Wednesday, January 15, 2014

The Road

It used to be that I spent a great deal of time in my car or on airplanes. On the one hand, I'm lucky that I don't have to travel as much anymore. On the other, I kind of miss it.

Yes, I get road weary. Yes, it throws off my body's natural rhythms. Yes, it a shock to be suddenly still after so many hours of being in motion. Yes, it is a pain in my ass to pack, unpack, repack, go through security lines, fill up my gas tank, and all that good stuff. But being on the road has its advantages.
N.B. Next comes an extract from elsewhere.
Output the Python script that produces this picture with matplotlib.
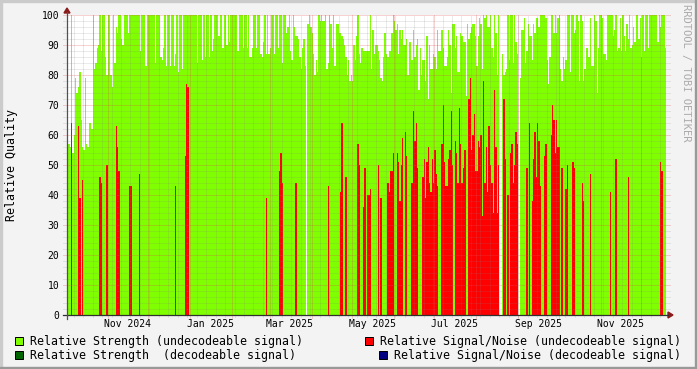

I see things all over the place--in hotels, airports, rest areas--that contribute to my writing. It's not just about transcribing these experiences. It's the woman in Brussels who had the perfect hair for one of my characters, or the city lights seen from miles up in the sky inspiring poems about the place I've departed.

And there are other benefits. Traveling opens me up. There's a couple who run the laundromat in Cambridge, MA, who were so nice to me one incredibly hot summer I wanted to hug them both, which is not a thing I do. There's the rainbows that connect me to my college friend Sara, who told me they remind her of her grandmother, and now I think of them every time I see one. There's the random places I've been and stayed with friends, which experiences have allowed me to experience something new: Shelbyville, IN, where I went to a fantastic family diner; Marietta, GA, where I realized it was okay to run away sometimes; Philadelphia, PA, where I experienced my second Fourth of July in a city integral to the beginnings of American history (the first being Boston).

This is the kind of stuff that I can't let go. No matter how many times I get dehydrated from flying or how poorly I sleep at my parents' house, I want to keep moving.